▸ Given problem:
Every line containing the word "document" needs to be found and copied.

▸ Records:

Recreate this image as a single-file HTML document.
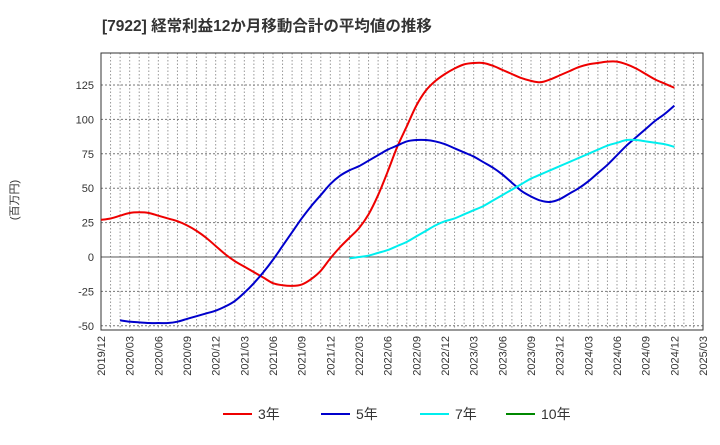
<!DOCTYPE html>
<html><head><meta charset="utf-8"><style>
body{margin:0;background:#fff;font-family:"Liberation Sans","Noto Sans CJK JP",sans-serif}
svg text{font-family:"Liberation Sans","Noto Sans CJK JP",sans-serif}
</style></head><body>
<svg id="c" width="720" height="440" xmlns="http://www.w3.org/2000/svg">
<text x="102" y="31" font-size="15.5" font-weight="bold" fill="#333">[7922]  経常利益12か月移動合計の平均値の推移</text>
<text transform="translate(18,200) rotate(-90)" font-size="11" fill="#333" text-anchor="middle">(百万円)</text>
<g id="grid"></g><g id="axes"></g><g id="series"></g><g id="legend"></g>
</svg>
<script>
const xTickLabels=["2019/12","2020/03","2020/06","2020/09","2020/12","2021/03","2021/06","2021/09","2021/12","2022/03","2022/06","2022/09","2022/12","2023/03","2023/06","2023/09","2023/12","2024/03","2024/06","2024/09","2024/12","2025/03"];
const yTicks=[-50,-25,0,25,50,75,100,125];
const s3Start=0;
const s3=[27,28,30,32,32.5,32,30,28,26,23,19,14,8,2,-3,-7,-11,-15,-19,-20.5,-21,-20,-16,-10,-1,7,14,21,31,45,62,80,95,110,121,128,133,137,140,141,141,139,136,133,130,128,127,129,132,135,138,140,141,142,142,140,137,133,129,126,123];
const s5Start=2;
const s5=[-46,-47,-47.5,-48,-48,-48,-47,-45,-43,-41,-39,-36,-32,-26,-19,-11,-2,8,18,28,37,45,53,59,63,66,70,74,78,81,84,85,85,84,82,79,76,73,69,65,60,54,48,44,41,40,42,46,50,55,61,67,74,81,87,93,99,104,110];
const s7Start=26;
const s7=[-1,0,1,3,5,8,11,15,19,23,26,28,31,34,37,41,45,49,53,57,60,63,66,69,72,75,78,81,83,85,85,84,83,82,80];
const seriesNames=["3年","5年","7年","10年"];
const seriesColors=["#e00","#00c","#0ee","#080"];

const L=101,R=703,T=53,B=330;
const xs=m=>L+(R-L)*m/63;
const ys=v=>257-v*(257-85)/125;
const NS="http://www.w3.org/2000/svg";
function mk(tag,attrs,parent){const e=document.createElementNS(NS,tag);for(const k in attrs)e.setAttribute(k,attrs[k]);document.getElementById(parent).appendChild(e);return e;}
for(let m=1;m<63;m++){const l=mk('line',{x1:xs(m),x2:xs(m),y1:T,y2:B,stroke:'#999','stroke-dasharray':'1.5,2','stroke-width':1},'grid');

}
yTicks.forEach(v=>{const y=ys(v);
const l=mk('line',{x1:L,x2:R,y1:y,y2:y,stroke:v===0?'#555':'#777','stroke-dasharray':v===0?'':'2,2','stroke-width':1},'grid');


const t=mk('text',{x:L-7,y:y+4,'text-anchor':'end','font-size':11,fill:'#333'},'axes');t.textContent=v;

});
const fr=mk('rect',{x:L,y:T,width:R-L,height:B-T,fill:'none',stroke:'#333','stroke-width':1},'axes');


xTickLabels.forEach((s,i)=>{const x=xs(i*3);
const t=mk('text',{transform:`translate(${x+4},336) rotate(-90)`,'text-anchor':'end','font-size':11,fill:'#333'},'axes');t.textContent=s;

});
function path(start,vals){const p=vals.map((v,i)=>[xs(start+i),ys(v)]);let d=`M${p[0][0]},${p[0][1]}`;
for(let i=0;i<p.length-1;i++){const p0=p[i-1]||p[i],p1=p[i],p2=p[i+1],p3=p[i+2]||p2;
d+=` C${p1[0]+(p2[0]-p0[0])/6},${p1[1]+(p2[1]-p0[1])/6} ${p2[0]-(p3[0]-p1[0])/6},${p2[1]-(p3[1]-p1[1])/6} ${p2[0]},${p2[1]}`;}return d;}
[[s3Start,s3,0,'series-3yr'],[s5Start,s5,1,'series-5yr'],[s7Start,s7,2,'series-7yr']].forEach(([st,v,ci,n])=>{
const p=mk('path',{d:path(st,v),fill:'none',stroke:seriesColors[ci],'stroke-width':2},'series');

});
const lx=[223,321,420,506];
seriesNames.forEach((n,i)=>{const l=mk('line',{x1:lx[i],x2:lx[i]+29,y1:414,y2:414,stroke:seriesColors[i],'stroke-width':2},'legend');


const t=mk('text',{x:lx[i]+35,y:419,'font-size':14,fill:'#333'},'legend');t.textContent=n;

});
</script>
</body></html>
---
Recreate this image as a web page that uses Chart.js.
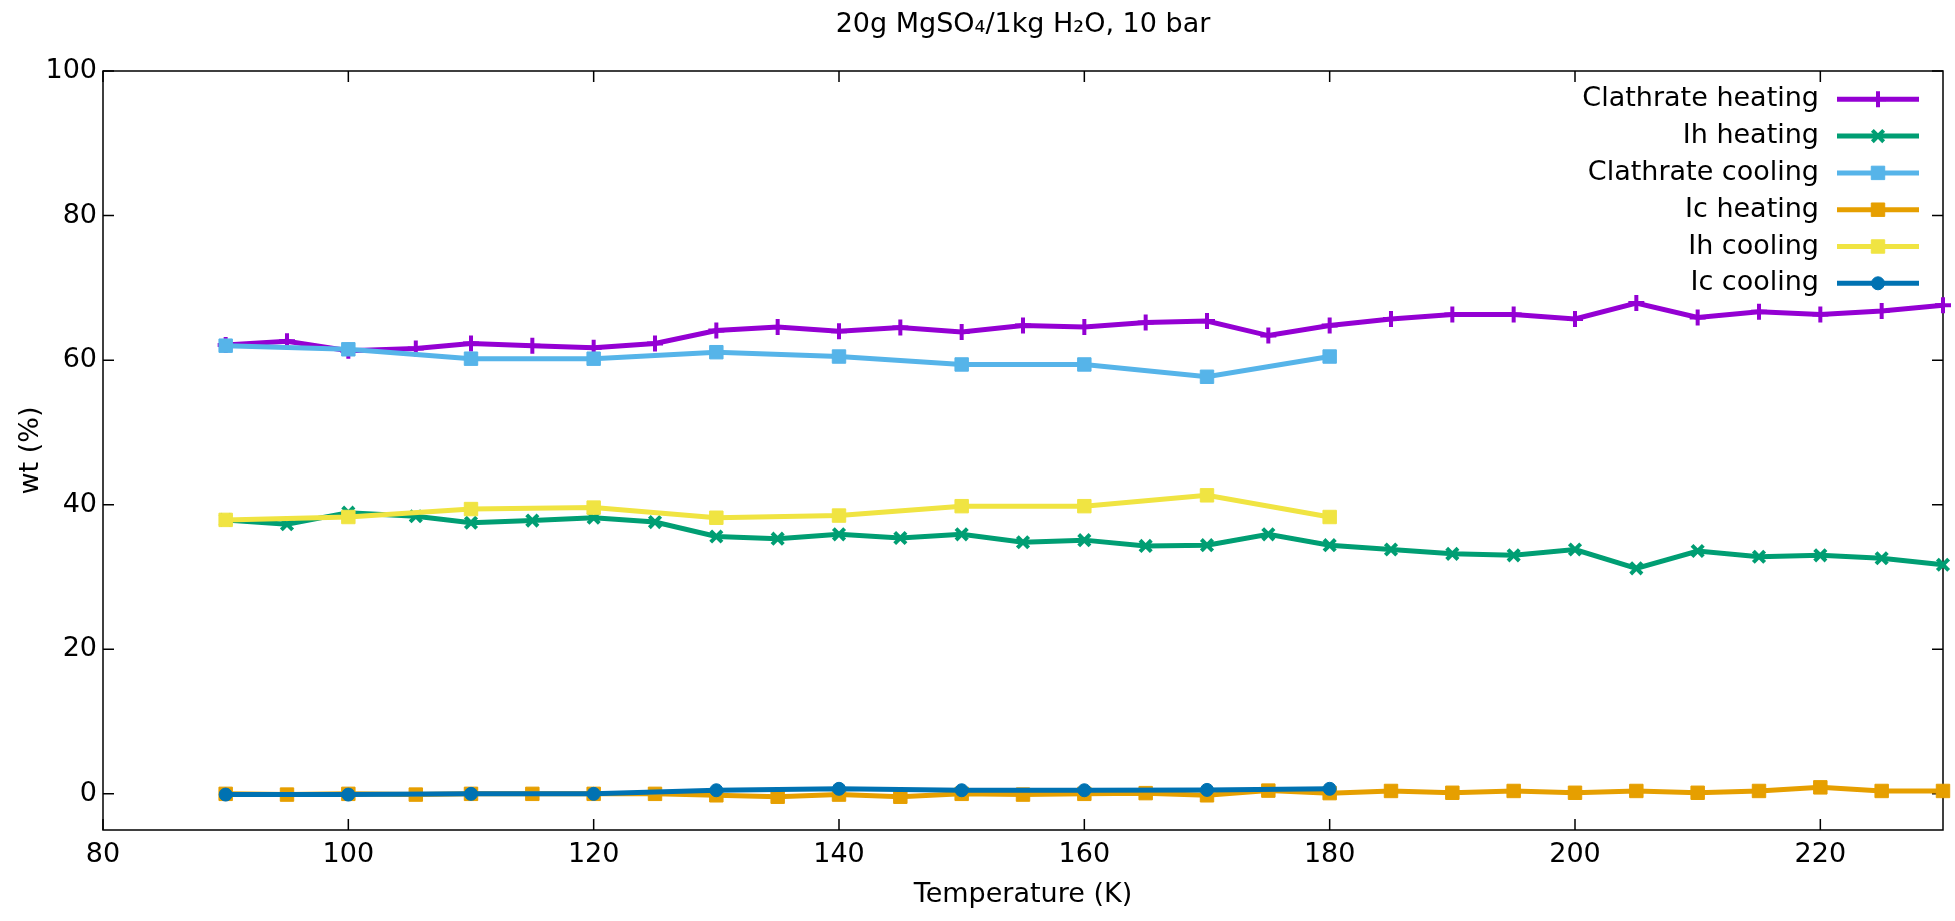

▸ Written answer:
Recreate this image as a single-file HTML document.
function mk(tag,attrs,parent){const e=document.createElementNS(NS,tag);for(const k in attrs)e.setAttribute(k,attrs[k]);document.getElementById(parent).appendChild(e);return e;}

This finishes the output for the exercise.